No joke. My male parental figure is an undx'd biploar or schizioaffective type. Highly paranoid. voilent, horrific fits of rage. beat the tar outa me. among other things. then he'd come back in my room five minutes later apologizing for his temper and offer to "buy me off" with an ice cream or some other gift.
mom would ignore. walk away. go to church. go the the pastor's house (she was an associate pastor) burry her nose in a book. she'd never come back down that hall. she never defended me...until one easter when he tried to kill me on the front lawn and the neighbors saw it...then she "had" to do something. I was...10? He tried to choke me to death because I argued with my little sister in the church parking lot becasue she was taking forever to get into the car... and when we came home he was mad and hollered at me to get outa the car and I wouldn't cuz i knew the rear end bustin i was gonna get. so i slid over to the side of the minivan that didn't have the sliding door and simply refused to get out. he came in after me, wrapped his hands around my neck and proceeded to choke the life outa me. i kicked him where it counted he let go enough i could breathe or else i would've died there in the driveway. Mom had the audiacity to ask me why i kicked him in the n*ts. she didn't belive me he was trying to kill me. she did not belive me... she always apologized for my dad too...constantly. made excuses for him. after the Easter bit she divorced him.. the church people knew then... it was all about keeping up appearances. she was paranoid herself. she tried to keep us secluded and tucked away in the name of some pervert maight come harm us. the temptation to swear here is great...but the pervert was my father, the perv was in our house. not some unnamed assalant that was lurking behind a bush ready to kidnap me. hello woman... she was paranoid that people would think she was an alkie because someone had put their empty six pack of beer in our trash can. wow. she came unhinged then too. only difference between mom's paranoid and dad's was hers was in the name of religion and God...and you could almost buy into it... and his was outright crazy...no other way arond it. He still is that way. so is she.
ugh
i too don't want to use bp as my excuse. i am sooo much more than this mental glitch intbetween my ears. I don't want to become the monsters that raised me. It is in me, I know it. It bubbles up to the surface unexpectedly. The difference is I back down. I walk away...and I KNOW IT IS THERE IN ME. I take steps not to be like him. he was crazy. couldn't keep a roof over his head. juped from job to job. irrational. get quick schemes... everyone says I am like Jim. I look like him. I have his personality. *cringe* that is the part of me I wish to c*rve away and discard. I am me. I am different. i am not the abuser. I am not the pervert. I am not the crazy man who distroyed four peoples lives. I love, I accept
and i will stop. i can go on forever and i will be prompty audited off this site.
Then there was the emotion abuse. it was horrific. i didn't realize it was mind games until i married the good and diecent man i have for a mate now and had a family of my own.... then i realized that things weren't supposed to work the way I was raised.

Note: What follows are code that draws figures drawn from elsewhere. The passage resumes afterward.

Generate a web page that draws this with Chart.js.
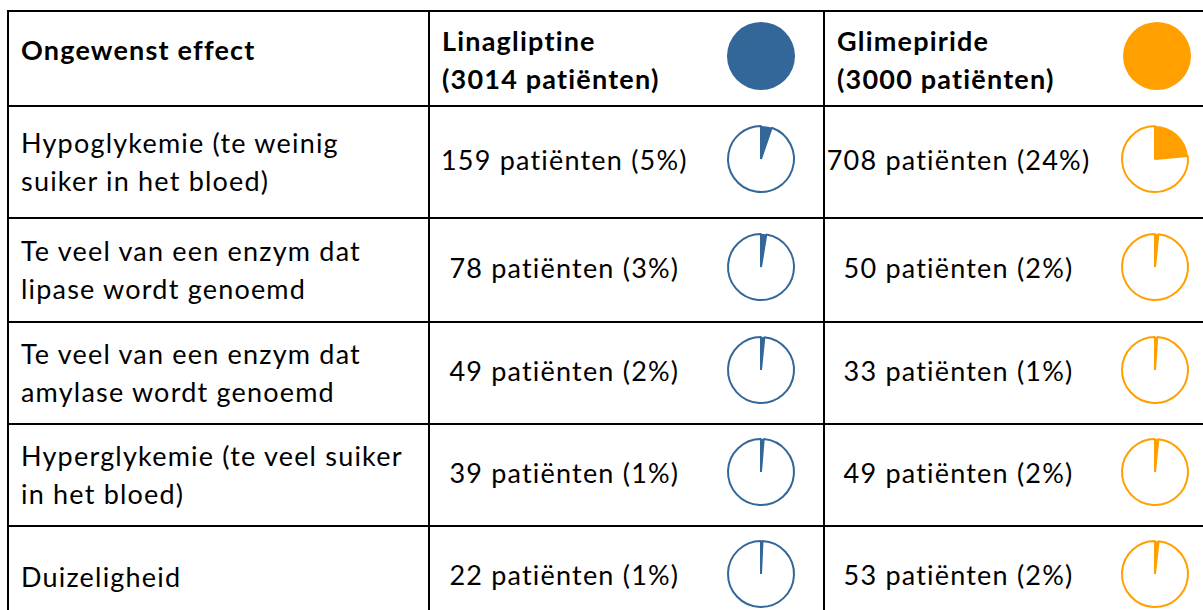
<!DOCTYPE html>
<html>
<head>
<meta charset="utf-8">
<script src="https://cdn.jsdelivr.net/npm/chart.js@4"></script>
<style>
  html, body { margin: 0; padding: 0; background: #fff; overflow: hidden; width: 1203px; height: 610px; }
  body { font-family: Lato, "Open Sans", sans-serif; font-size: 27px; letter-spacing: 1.2px; color: #000; }
  table { position: absolute; left: 7px; top: 10px; width: 1212px; border-collapse: collapse; table-layout: fixed; }
  td { border: 2px solid #000; padding: 0; vertical-align: middle; line-height: 38px; }
  td.effect { padding-left: 12px; }
  th { border: 2px solid #000; padding: 0; font-weight: bold; text-align: left; vertical-align: top; line-height: 38px; }
  .cell { display: flex; align-items: center; height: 100%; }
  .num { width: 270px; text-align: center; white-space: nowrap; }
  .num.glim { width: 267px; }
  .pie { width: 125px; display: flex; justify-content: center; align-items: center; }
  .hdr { width: 258px; padding-left: 12px; white-space: nowrap; }
  canvas { display: block; }
</style>
</head>
<body>
<table id="tbl">
  <colgroup><col style="width:421px"><col style="width:395px"><col style="width:396px"></colgroup>
  <thead><tr id="head" style="height:95px"></tr></thead>
  <tbody id="body"></tbody>
</table>
<script>
// Data
const columnHeader = 'Ongewenst effect';
const drugs = ['Linagliptine', 'Glimepiride'];
const drugTotals = [3014, 3000];
const drugColors = ['#336699', '#FF9F00'];
const effects = [
  'Hypoglykemie (te weinig<br>suiker in het bloed)',
  'Te veel van een enzym dat<br>lipase wordt genoemd',
  'Te veel van een enzym dat<br>amylase wordt genoemd',
  'Hyperglykemie (te veel suiker<br>in het bloed)',
  'Duizeligheid'
];
const linaCounts = [159, 78, 49, 39, 22];
const linaPct = [5, 3, 2, 1, 1];
const glimCounts = [708, 50, 33, 49, 53];
const glimPct = [24, 2, 1, 2, 2];
const rowHeights = [112, 104, 102, 102, 102];

const counts = [linaCounts, glimCounts];
const pcts = [linaPct, glimPct];

function makePie(canvas, values, colors, borders) {
  new Chart(canvas, {
    type: 'pie',
    data: {
      datasets: [{
        data: values,
        backgroundColor: colors,
        borderColor: borders.color,
        borderWidth: borders.width,
      }]
    },
    options: {
      responsive: false,
      animation: false,
      devicePixelRatio: 1,
      layout: { padding: 3 },
      plugins: { legend: { display: false }, tooltip: { enabled: false } },
    },
  });
}

function newCanvas() {
  const c = document.createElement('canvas');
  c.width = 74; c.height = 74;
  c.style.width = '74px'; c.style.height = '74px';
  return c;
}

// Header row
const head = document.getElementById('head');
const th0 = document.createElement('th');
th0.style.paddingLeft = '12px';
th0.style.paddingTop = '19px';
th0.textContent = columnHeader;
head.appendChild(th0);
drugs.forEach((d, k) => {
  const th = document.createElement('th');
  th.style.paddingTop = '10px';
  const wrap = document.createElement('div');
  wrap.className = 'cell';
  wrap.style.alignItems = 'flex-start';
  const txt = document.createElement('div');
  txt.className = 'hdr';
  txt.innerHTML = d + '<br>(' + drugTotals[k] + ' patiënten)';
  const pc = document.createElement('div');
  pc.className = 'pie';
  pc.style.marginTop = '-3px';
  const cv = newCanvas();
  pc.appendChild(cv);
  wrap.appendChild(txt);
  wrap.appendChild(pc);
  th.appendChild(wrap);
  head.appendChild(th);
  makePie(cv, [drugTotals[k]], [drugColors[k]], { color: drugColors[k], width: 0 });
});

// Body rows
const body = document.getElementById('body');
effects.forEach((e, i) => {
  const tr = document.createElement('tr');
  tr.style.height = rowHeights[i] + 'px';
  const td0 = document.createElement('td');
  td0.className = 'effect';
  td0.innerHTML = e;
  tr.appendChild(td0);
  drugs.forEach((d, k) => {
    const td = document.createElement('td');
    const wrap = document.createElement('div');
    wrap.className = 'cell';
    const txt = document.createElement('div');
    txt.className = 'num' + (k === 1 ? ' glim' : '');
    txt.style.marginBottom = '4px';
    txt.textContent = counts[k][i] + ' patiënten (' + pcts[k][i] + '%)';
    const pc = document.createElement('div');
    pc.className = 'pie';
    pc.style.marginBottom = '6px';
    const cv = newCanvas();
    pc.appendChild(cv);
    wrap.appendChild(txt);
    wrap.appendChild(pc);
    td.appendChild(wrap);
    tr.appendChild(td);
    makePie(cv, [counts[k][i], drugTotals[k] - counts[k][i]],
      [drugColors[k], '#ffffff'],
      { color: drugColors[k], width: [0, 2] });
  });
  body.appendChild(tr);
});
</script>
</body>
</html>
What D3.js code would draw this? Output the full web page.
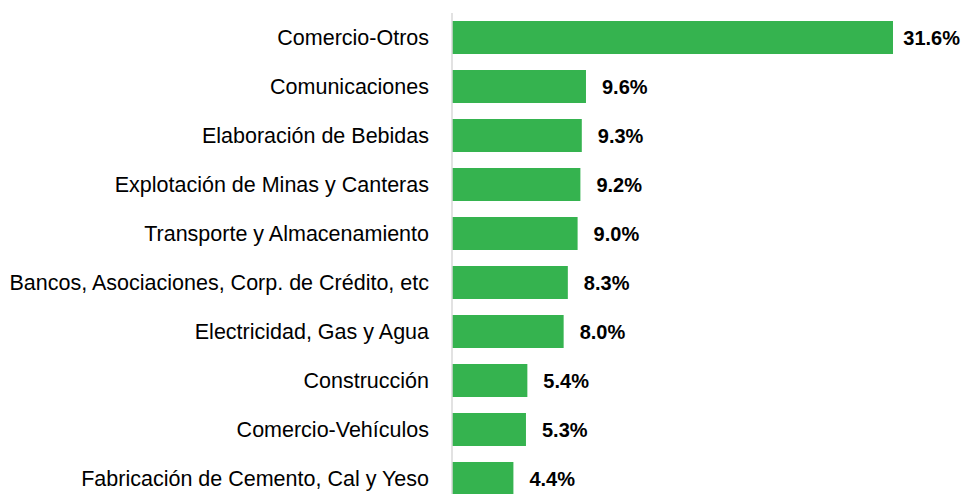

see it is difficult to type here because i am sensoring myself in part because of this site, the other because of my "glitch"
I know God loves me. I know God has a purpose for my life, if nothing more than to raise my five kids in His love. but... I pray to be released from this stumbling block. I have laid it at His feet. I refuse to pick it back up but satan keep throwing it back infront of my feet everytime I try to move forward. I don't understand why these things still haunt me. why can't i move forward? why can't i lay this burden down and LEAVE IT at HIS FEET???? what am I doing wrong. what am i missing? i simply don't get it.